Globally active companies hire more women
A current study conducted by WU researchers Alyssa Schneebaum and Carolina Lennon has shown that global firms hire a greater share of women for their full-time, permanent positions than domestic non-exporting companies. Prevalent gender norms in the customers’ and owners’ countries play an important role. The gender of a firm’s top manager, however, remains unaffected by the gender norms in commercial partner countries.
Together with co-author Carolina Lennon, Alyssa Schneebaum from WU’s Institute for Heterodox Economics conducted a study to investigate whether globalization provides opportunities for gender equality in employment. To answer this question, the researchers analyzed data from 2006 to 2014 on 30,000 firms in more than 100 developing and emerging economies. The results showed that there is a correlation between global economic interaction and the gender distribution among a firm’s employees. Alyssa Schneebaum explains, “What we see here is a ‘race to the top,’ meaning that global firms adopt more equal hiring practices compared to non-global firms if they interact commercially with more gender-equal economies. There seems to be no evidence of a race to the bottom, that is, gender inequality isn’t imported through commercial links with gender-unequal countries.” According to the United Nations Gender Equality Index, many European countries have high levels of gender equality, especially Switzerland, Sweden, and Denmark. Austria is ranked at place 14 in the Index. The highest levels of inequality were found in many African countries like the Republic of Chad, or in countries like Yemen.
Transfer of social norms
The results of the study show that firms that export or who are owned by parent companies abroad generally have a higher female share of full-time, permanent employees than firms which are only active in their national markets. This was especially apparent for exporters with customers in countries with equal gender norms: These companies employ 6–7 percentage points more female workers than very similar non-exporters in the same local market. Ownership structures also play a role. “Domestically-owned firms hire 17–18 percentage points fewer women than foreign-owned firms in the same market that are exposed to gender equality,” reports the study’s co-author.

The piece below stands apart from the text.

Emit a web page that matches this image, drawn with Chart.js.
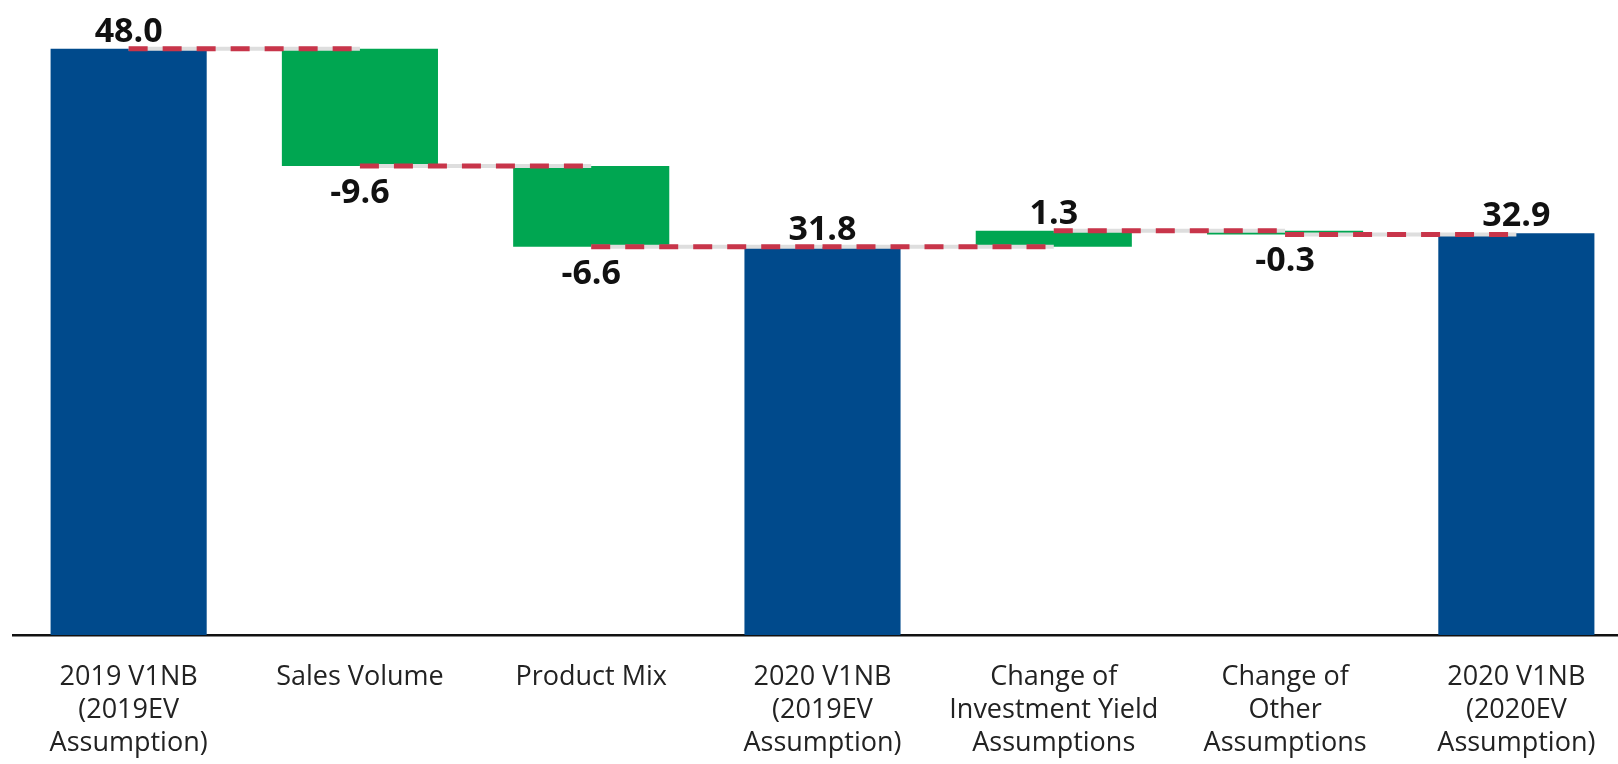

Top management is still predominantly male
The beneficial effects of exposure to gender equality are not the same across the board, however. Production jobs (such as assembly line workers) benefit the most. Non-production jobs (such as office workers) also benefit, however, to a lesser extent. “The percentage of women only increases at the lower and middle levels of the organizational structure. Exposure to equal gender norms has no effect at all on top management positions,” says Schneebaum. “These results are important, because they show how commercial trade serves as a medium through which gender norms can be transmitted across countries – that’s really good. But just as important is the limitation we find: that for more prestigious jobs, it will take more than just commercially-based exposure to norms of equality to get more women into management positions and reduce gender inequality.”
About the researcher
Alyssa Schneebaum is an assistant professor and deputy head of the Institute for Heterodox Economics at WU and a researcher at WU’s Research Institute for the Economics of Inequality. Born and raised in Queens, New York, she studied economics and gender studies at Bucknell University in Pennsylvania and received her PhD from the University of Massachusetts-Amherst. She has been at WU since 2012. Alyssa Schneebaum is also a Research Consultant at the UCLA Williams Institute. Her research focuses mainly on labor economics, applied microeconometrics, and the economics of gender, families, and inequality. The economist has published her research in renowned journals such as Demography, Feminist Economics, Review of Income and Wealth, Economics Letters, and Applied Economics. Alyssa Schneebaum was a recipient of the FWF Austrian Science Fund’s Hertha Firnberg grant from 2014 to 2018. She was presented with the Kurt Rothschild Award in 2016, received the WU’s Innovative Teaching award in 2017, and won the Käthe Leichter Award in 2018.